■ Your goal: The entries below need to be written out exactly, with no pictures included.

**** Data entries ****

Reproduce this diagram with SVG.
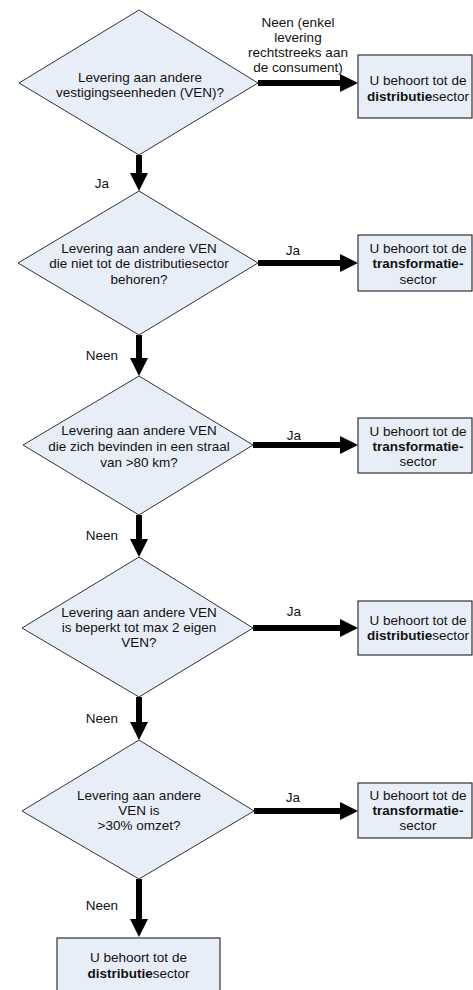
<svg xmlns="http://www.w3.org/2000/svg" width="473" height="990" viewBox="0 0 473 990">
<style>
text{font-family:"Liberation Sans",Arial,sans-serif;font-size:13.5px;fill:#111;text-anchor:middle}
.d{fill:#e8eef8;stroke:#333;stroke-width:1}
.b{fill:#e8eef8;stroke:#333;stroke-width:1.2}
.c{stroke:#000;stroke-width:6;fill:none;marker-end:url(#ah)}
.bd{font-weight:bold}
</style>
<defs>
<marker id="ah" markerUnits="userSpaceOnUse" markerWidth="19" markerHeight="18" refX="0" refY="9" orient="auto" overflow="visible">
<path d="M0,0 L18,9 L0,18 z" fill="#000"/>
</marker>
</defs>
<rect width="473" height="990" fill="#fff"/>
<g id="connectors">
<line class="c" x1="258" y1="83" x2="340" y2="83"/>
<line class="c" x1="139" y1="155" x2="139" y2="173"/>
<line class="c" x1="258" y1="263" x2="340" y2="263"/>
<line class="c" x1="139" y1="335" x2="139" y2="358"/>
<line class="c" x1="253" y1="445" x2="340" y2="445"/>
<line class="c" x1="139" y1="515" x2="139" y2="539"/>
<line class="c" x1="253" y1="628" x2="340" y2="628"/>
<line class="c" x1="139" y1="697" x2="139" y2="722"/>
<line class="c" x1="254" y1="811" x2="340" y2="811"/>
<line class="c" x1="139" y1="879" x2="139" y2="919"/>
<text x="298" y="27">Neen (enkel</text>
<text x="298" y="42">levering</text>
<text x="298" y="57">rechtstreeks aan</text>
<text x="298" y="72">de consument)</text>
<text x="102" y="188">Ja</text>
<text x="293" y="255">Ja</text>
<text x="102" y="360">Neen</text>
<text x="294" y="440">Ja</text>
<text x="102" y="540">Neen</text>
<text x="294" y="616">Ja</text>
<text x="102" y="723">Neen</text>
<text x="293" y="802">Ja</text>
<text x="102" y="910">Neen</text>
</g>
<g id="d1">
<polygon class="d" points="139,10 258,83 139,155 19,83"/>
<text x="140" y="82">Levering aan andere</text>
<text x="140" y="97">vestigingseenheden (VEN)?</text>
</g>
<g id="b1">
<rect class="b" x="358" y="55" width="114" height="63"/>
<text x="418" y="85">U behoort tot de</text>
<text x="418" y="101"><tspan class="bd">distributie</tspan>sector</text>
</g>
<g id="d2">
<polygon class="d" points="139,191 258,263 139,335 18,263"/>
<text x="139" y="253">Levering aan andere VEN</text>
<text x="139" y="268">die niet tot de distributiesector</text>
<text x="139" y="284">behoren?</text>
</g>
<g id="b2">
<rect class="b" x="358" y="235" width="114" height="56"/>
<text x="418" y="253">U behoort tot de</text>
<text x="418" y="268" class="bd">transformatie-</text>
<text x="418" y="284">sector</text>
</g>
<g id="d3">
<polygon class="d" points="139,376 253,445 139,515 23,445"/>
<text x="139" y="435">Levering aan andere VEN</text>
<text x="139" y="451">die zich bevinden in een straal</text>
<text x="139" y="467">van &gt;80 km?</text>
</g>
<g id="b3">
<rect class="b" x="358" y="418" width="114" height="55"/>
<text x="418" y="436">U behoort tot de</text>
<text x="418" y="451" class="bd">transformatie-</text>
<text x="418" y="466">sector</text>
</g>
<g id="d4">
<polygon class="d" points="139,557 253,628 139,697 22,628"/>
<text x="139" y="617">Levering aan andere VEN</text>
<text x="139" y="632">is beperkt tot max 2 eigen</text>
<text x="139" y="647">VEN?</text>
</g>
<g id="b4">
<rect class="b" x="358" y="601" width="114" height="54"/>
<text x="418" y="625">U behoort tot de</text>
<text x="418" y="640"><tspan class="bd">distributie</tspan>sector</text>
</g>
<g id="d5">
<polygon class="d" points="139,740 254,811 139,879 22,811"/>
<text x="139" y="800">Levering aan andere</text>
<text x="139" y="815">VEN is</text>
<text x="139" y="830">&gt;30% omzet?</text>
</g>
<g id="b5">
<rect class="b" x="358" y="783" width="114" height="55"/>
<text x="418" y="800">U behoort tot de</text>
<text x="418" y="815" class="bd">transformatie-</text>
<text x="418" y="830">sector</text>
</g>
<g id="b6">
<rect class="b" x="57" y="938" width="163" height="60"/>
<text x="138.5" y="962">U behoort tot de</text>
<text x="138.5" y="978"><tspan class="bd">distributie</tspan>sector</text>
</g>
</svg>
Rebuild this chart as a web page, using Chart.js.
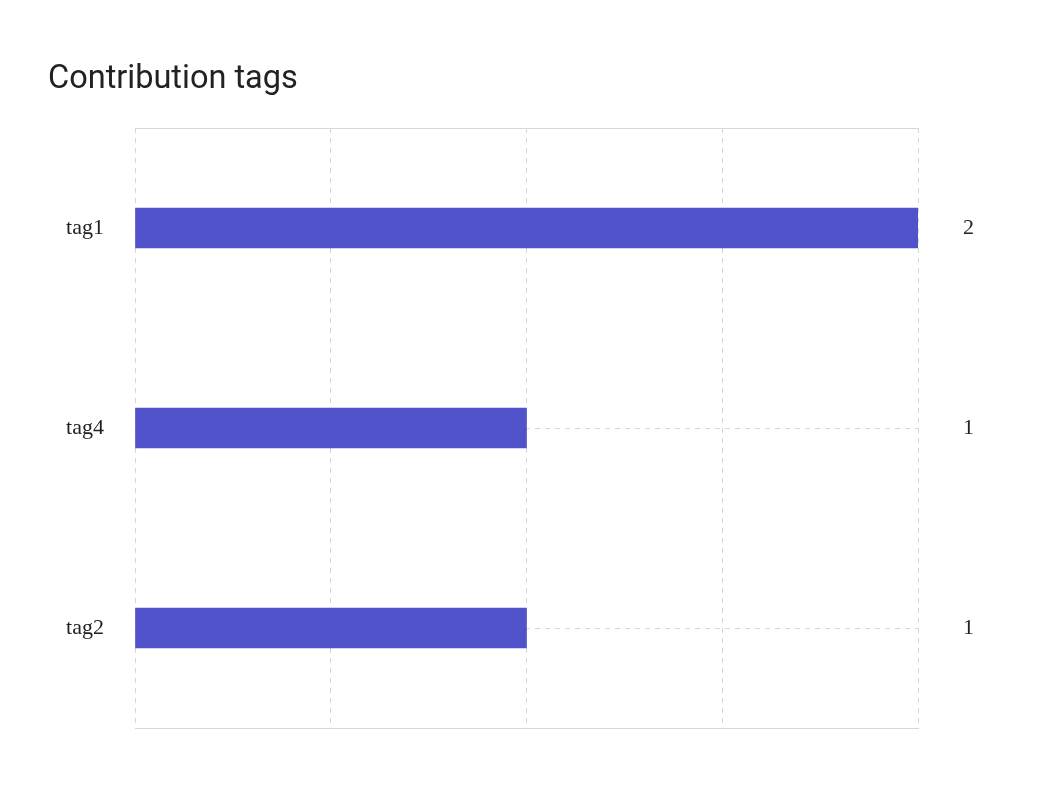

****

■ Answer for the task:
Reproduce this diagram with SVG.
<svg xmlns="http://www.w3.org/2000/svg" width="473" height="990" viewBox="0 0 473 990">
<style>
text{font-family:"Liberation Sans",Arial,sans-serif;font-size:13.5px;fill:#111;text-anchor:middle}
.d{fill:#e8eef8;stroke:#333;stroke-width:1}
.b{fill:#e8eef8;stroke:#333;stroke-width:1.2}
.c{stroke:#000;stroke-width:6;fill:none;marker-end:url(#ah)}
.bd{font-weight:bold}
</style>
<defs>
<marker id="ah" markerUnits="userSpaceOnUse" markerWidth="19" markerHeight="18" refX="0" refY="9" orient="auto" overflow="visible">
<path d="M0,0 L18,9 L0,18 z" fill="#000"/>
</marker>
</defs>
<rect width="473" height="990" fill="#fff"/>
<g id="connectors">
<line class="c" x1="258" y1="83" x2="340" y2="83"/>
<line class="c" x1="139" y1="155" x2="139" y2="173"/>
<line class="c" x1="258" y1="263" x2="340" y2="263"/>
<line class="c" x1="139" y1="335" x2="139" y2="358"/>
<line class="c" x1="253" y1="445" x2="340" y2="445"/>
<line class="c" x1="139" y1="515" x2="139" y2="539"/>
<line class="c" x1="253" y1="628" x2="340" y2="628"/>
<line class="c" x1="139" y1="697" x2="139" y2="722"/>
<line class="c" x1="254" y1="811" x2="340" y2="811"/>
<line class="c" x1="139" y1="879" x2="139" y2="919"/>
<text x="298" y="27">Neen (enkel</text>
<text x="298" y="42">levering</text>
<text x="298" y="57">rechtstreeks aan</text>
<text x="298" y="72">de consument)</text>
<text x="102" y="188">Ja</text>
<text x="293" y="255">Ja</text>
<text x="102" y="360">Neen</text>
<text x="294" y="440">Ja</text>
<text x="102" y="540">Neen</text>
<text x="294" y="616">Ja</text>
<text x="102" y="723">Neen</text>
<text x="293" y="802">Ja</text>
<text x="102" y="910">Neen</text>
</g>
<g id="d1">
<polygon class="d" points="139,10 258,83 139,155 19,83"/>
<text x="140" y="82">Levering aan andere</text>
<text x="140" y="97">vestigingseenheden (VEN)?</text>
</g>
<g id="b1">
<rect class="b" x="358" y="55" width="114" height="63"/>
<text x="418" y="85">U behoort tot de</text>
<text x="418" y="101"><tspan class="bd">distributie</tspan>sector</text>
</g>
<g id="d2">
<polygon class="d" points="139,191 258,263 139,335 18,263"/>
<text x="139" y="253">Levering aan andere VEN</text>
<text x="139" y="268">die niet tot de distributiesector</text>
<text x="139" y="284">behoren?</text>
</g>
<g id="b2">
<rect class="b" x="358" y="235" width="114" height="56"/>
<text x="418" y="253">U behoort tot de</text>
<text x="418" y="268" class="bd">transformatie-</text>
<text x="418" y="284">sector</text>
</g>
<g id="d3">
<polygon class="d" points="139,376 253,445 139,515 23,445"/>
<text x="139" y="435">Levering aan andere VEN</text>
<text x="139" y="451">die zich bevinden in een straal</text>
<text x="139" y="467">van &gt;80 km?</text>
</g>
<g id="b3">
<rect class="b" x="358" y="418" width="114" height="55"/>
<text x="418" y="436">U behoort tot de</text>
<text x="418" y="451" class="bd">transformatie-</text>
<text x="418" y="466">sector</text>
</g>
<g id="d4">
<polygon class="d" points="139,557 253,628 139,697 22,628"/>
<text x="139" y="617">Levering aan andere VEN</text>
<text x="139" y="632">is beperkt tot max 2 eigen</text>
<text x="139" y="647">VEN?</text>
</g>
<g id="b4">
<rect class="b" x="358" y="601" width="114" height="54"/>
<text x="418" y="625">U behoort tot de</text>
<text x="418" y="640"><tspan class="bd">distributie</tspan>sector</text>
</g>
<g id="d5">
<polygon class="d" points="139,740 254,811 139,879 22,811"/>
<text x="139" y="800">Levering aan andere</text>
<text x="139" y="815">VEN is</text>
<text x="139" y="830">&gt;30% omzet?</text>
</g>
<g id="b5">
<rect class="b" x="358" y="783" width="114" height="55"/>
<text x="418" y="800">U behoort tot de</text>
<text x="418" y="815" class="bd">transformatie-</text>
<text x="418" y="830">sector</text>
</g>
<g id="b6">
<rect class="b" x="57" y="938" width="163" height="60"/>
<text x="138.5" y="962">U behoort tot de</text>
<text x="138.5" y="978"><tspan class="bd">distributie</tspan>sector</text>
</g>
</svg>
Rebuild this chart as a web page, using Chart.js.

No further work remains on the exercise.